Australia's chief of joint operations, Lt. Gen. Greg Bilton, said in March that Chinese navy operations in the Solomons would "change the calculus" and prompt Australia's military to change its day-to-day operations, patrolling patterns, and maritime awareness activities.

Australia HMAS Canberra soldiers Chinook Tonga
Australian soldiers operate Zodiac inflatable boats as a CH-47F Chinook helicopter from HMAS Canberra off of Tonga during Operation Tonga Assist 2022, March 14, 2022.Australian army/LSIS Daniel Goodman

In addition to providing better awareness of activity in the region, a more consistent Chinese military presence in the Solomons is "bound to have a political effect on the thinking of leaders in those island areas about the importance of maintaining good relations with China," Timothy Heath, a senior international defense researcher at the RAND Corporation, told Insider in April.

The US and its allies have mounted a flurry of efforts to counter China's inroads. The US said in February that it would reopen its embassy in the Solomons, which was closed in the 1990s. Australia's foreign minister has made multiple trips to the region in since taking office in June.

US military leaders have repeatedly underscored the importance of the Pacific Islands to their operations, particularly has they try to disperse their forces to counter the growing reach of China's arsenal. The US has stepped up efforts to renegotiate the Compacts of Free Association, its unique defense agreements with Palau, Micronesia, and the Marshall Islands that expire in 2023 and 2024, holding an in-person meeting with the Marshall Islands in mid-June.

Time and distance has kept the US Navy from maintaining a significant presence among the Pacific Islands but it is looking to strengthen and expand its ties there, with a particular eye toward logistics support, according to Vice Adm. William Merz, who commanded the Japan-based 7th Fleet from 2019 to 2021.

"The rising tensions, especially in that region, has certainly created a whole new level of enthusiasm for more and more players to participate with the US, and we're trying to take advantage of that," Merz said at a defense industry conference in February 2022.

US sailors Tinian harbor
US sailors work to demolish and rebuild a roll-on, roll-off discharge facility on Tinian in the Northern Mariana Islands, June 9, 2022US Navy/Lt. Tyler Baldino

US commanders say Pacific islanders are interested in greater collaboration, in part out of concern about China, but the region's leaders also stress a desire to avoid conflict and to focus on pressing issues, specifically the existential threat of climate change.

"In Fiji, we are not threatened by geopolitical competition," Fiji's defense minister said at the Shangri-La Dialogue in June. "In our Blue Pacific continent, machine guns, fighter jets, grey ships, and green battalions are not our primary security concern.
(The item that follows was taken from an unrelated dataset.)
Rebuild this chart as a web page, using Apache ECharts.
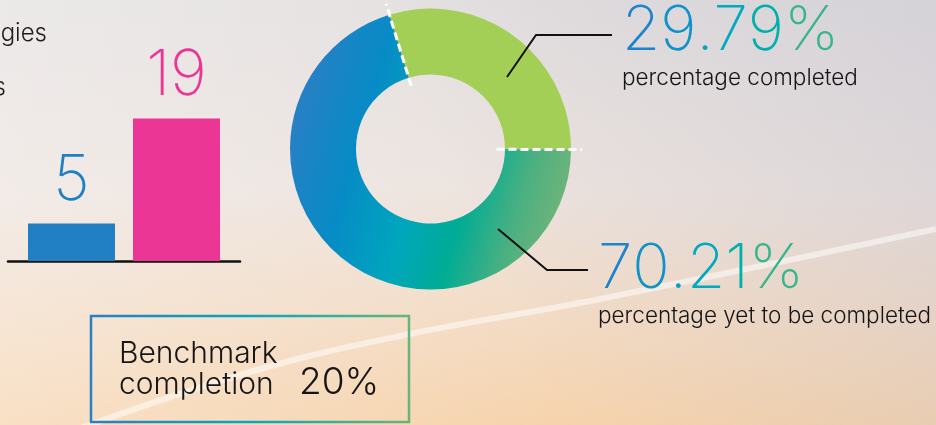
<!DOCTYPE html>
<html><head><meta charset="utf-8">
<script src="https://cdn.jsdelivr.net/npm/echarts@6/dist/echarts.min.js"></script>
<style>html,body{margin:0;padding:0;width:936px;height:425px;overflow:hidden}#c{width:936px;height:425px}</style>
</head><body><div id="c"></div><script>
// ---- data ----
const barCategories = ['Strategies', 'Actions'];
const barValues = [5, 19];
const barColors = ['#2180c4', '#ec3696'];
const donutNames = ['percentage completed', 'percentage yet to be completed'];
const donutValues = [29.79, 70.21];
const benchmarkLines = ['Benchmark', 'completion'];
const benchmarkValue = 20;
const sideTextFragments = ['gies', 's'];

// ---- styles ----
const FONT = 'Inter, "Noto Sans", sans-serif';
const numPalette = ['#1b84cc', '#0f92ca', '#07a0c6', '#00aac0', '#00b0ab', '#38b58d'];
const G = echarts.graphic;
const chart = echarts.init(document.getElementById('c'), null, {renderer: 'canvas'});

const rich = {sub: {fontFamily: FONT, fontSize: 22.5, fontWeight: 300, color: '#151515', lineHeight: 31}};
numPalette.forEach((c, i) => {
  rich['g' + i] = {fontFamily: FONT, fontSize: 62, fontWeight: 200, color: c, lineHeight: 64};
});
function pctLabel(p) {
  const s = p.value.toFixed(2) + '%';
  const chars = s.split('').map((ch, i) => '{g' + Math.min(i, numPalette.length - 1) + '|' + ch + '}').join('');
  return chars + '\n{sub|' + p.name + '}';
}

const CX = 430.5, CY = 149, START = 107;

const barSeries = barValues.map((v, i) => ({
  type: 'bar', name: barCategories[i], data: [v], barWidth: 87, barGap: '20.7%', silent: true, z: 3,
  itemStyle: {color: barColors[i]},
  label: {show: true, position: 'top', distance: 10, color: barColors[i],
    fontFamily: FONT, fontSize: 63, fontWeight: 200, lineHeight: 64}
}));

const leader = (pts) => ({type: 'polyline', z: 20, silent: true, shape: {points: pts},
  style: {stroke: '#111', lineWidth: 2, fill: null}});

const option = {
  animation: false,
  backgroundColor: new G.LinearGradient(0, 0, 0, 1, [
    {offset: 0, color: '#e3dfdf'},
    {offset: 0.45, color: '#ece3de'},
    {offset: 0.75, color: '#f3dbc4'},
    {offset: 1, color: '#f6d3ac'}
  ]),
  grid: {left: 8, width: 232, top: 111, height: 150},
  xAxis: {
    type: 'category', data: ['count'],
    axisLine: {show: true, lineStyle: {color: '#111', width: 2.5}},
    axisTick: {show: false}, axisLabel: {show: false}
  },
  yAxis: {type: 'value', min: 0, max: 20, show: false, splitLine: {show: false}},
  polar: {center: [CX, CY], radius: 152},
  angleAxis: {type: 'value', min: 0, max: 100, startAngle: START, show: false},
  radiusAxis: {type: 'value', min: 0, max: 152, show: false},
  graphic: [
    {type: 'rect', z: 0, silent: true, shape: {x: 0, y: 0, width: 936, height: 425},
      style: {fill: new G.LinearGradient(0, 0, 1, 0, [
        {offset: 0, color: 'rgba(255,255,255,0.30)'},
        {offset: 0.6, color: 'rgba(255,255,255,0)'},
        {offset: 1, color: 'rgba(255,255,255,0)'}])}},
    {type: 'rect', z: 0, silent: true, shape: {x: 0, y: 0, width: 936, height: 425},
      style: {fill: new G.LinearGradient(1, 0, 0, 1, [
        {offset: 0, color: 'rgba(180,180,200,0.30)'},
        {offset: 0.5, color: 'rgba(180,180,200,0)'},
        {offset: 1, color: 'rgba(180,180,200,0)'}])}},
    {type: 'polyline', z: 1, silent: true,
      shape: {points: [[70, 432], [250, 372], [400, 336], [600, 299], [936, 229]], smooth: 0.4},
      style: {stroke: 'rgba(255,255,255,0.5)', lineWidth: 6, fill: null}},
    leader([[507, 77], [536, 35], [612, 35]]),
    leader([[498, 229], [547, 270], [588, 270]]),
    {type: 'text', z: 10, silent: true, style: {text: sideTextFragments[0], x: 47, y: 22, align: 'right', verticalAlign: 'top',
      font: '300 24px ' + FONT, fill: '#1e1e1e'}},
    {type: 'text', z: 10, silent: true, style: {text: sideTextFragments[1], x: 6, y: 76, align: 'right', verticalAlign: 'top',
      font: '300 24px ' + FONT, fill: '#1e1e1e'}},
    {type: 'rect', z: 10, silent: true, shape: {x: 91, y: 316, width: 318, height: 106},
      style: {fill: null, lineWidth: 2.5, stroke: new G.LinearGradient(0, 0, 1, 0, [
        {offset: 0, color: '#2a7fc4'}, {offset: 0.5, color: '#00aabf'}, {offset: 1, color: '#6ab47c'}])}},
    {type: 'text', z: 10, silent: true, style: {text: benchmarkLines[0], x: 119, y: 339, align: 'left', verticalAlign: 'top',
      font: '300 30px ' + FONT, fill: '#151515'}},
    {type: 'text', z: 10, silent: true, style: {text: benchmarkLines[1], x: 119, y: 370, align: 'left', verticalAlign: 'top',
      font: '300 30px ' + FONT, fill: '#151515'}},
    {type: 'text', z: 10, silent: true, style: {text: benchmarkValue + '%', x: 299, y: 364, align: 'left', verticalAlign: 'top',
      font: '300 37px ' + FONT, fill: '#151515'}}
  ],
  series: barSeries.concat([
    {
      type: 'pie', center: [CX, CY], radius: [74.5, 140.5], startAngle: START, clockwise: true,
      silent: true, avoidLabelOverlap: false, z: 3,
      data: [
        {value: donutValues[0], name: donutNames[0], itemStyle: {color: '#a3cf56'}},
        {value: donutValues[1], name: donutNames[1], itemStyle: {color: new G.LinearGradient(0, 0.35, 1, 0.65, [
          {offset: 0, color: '#2a7fc4'}, {offset: 0.25, color: '#078bc6'}, {offset: 0.48, color: '#00a6bd'},
          {offset: 0.66, color: '#00ac95'}, {offset: 0.85, color: '#4db081'}, {offset: 1, color: '#72b479'}])}}
      ],
      label: {show: true, position: 'outside', formatter: pctLabel, rich: rich},
      labelLine: {show: false},
      labelLayout: function (p) {
        if (p.dataIndex === 0) {
          return {x: 622, y: -1, align: 'left', verticalAlign: 'top'};
        }
        return {x: 598, y: 237, align: 'left', verticalAlign: 'top'};
      }
    },
    {type: 'line', coordinateSystem: 'polar', silent: true, z: 6, symbol: 'none',
      data: [[66, 0], [152, 0]], lineStyle: {color: '#ffffff', width: 3, type: [8, 4]}},
    {type: 'line', coordinateSystem: 'polar', silent: true, z: 6, symbol: 'none',
      data: [[66, donutValues[0]], [152, donutValues[0]]], lineStyle: {color: '#ffffff', width: 3, type: [8, 4]}}
  ])
};
chart.setOption(option);
</script></body></html>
The single greatest threat to our very existence is climate change."

The US appears to be taking "tangible steps" in the region, Dunst said in early June, pointing to a need for more non-military engagement, better alignment with Australia and New Zealand, and to make clear the US's long-term interest in the region outside the context of US-China competition.

On June 24, the US, Australia, New Zealand, the UK, and Japan announced the Partners in the Blue Pacific initiative to support the region "according to principles of Pacific regionalism, sovereignty, transparency, accountability, and most of all, led and guided by the Pacific Islands."

In a speech prior to the announcement, Kurt Campbell underscored the US's historical ties to the Pacific and stressed the importance engaging with and supporting those countries and their region, vowing more high-level US outreach and delivery of "public goods."

"There is a general recognition that this is a region of not only moral responsibility and huge challenges — environmental and the like — but it's of strategic importance," Campbell said. "I think it will be important for us to demonstrate that as we go forward."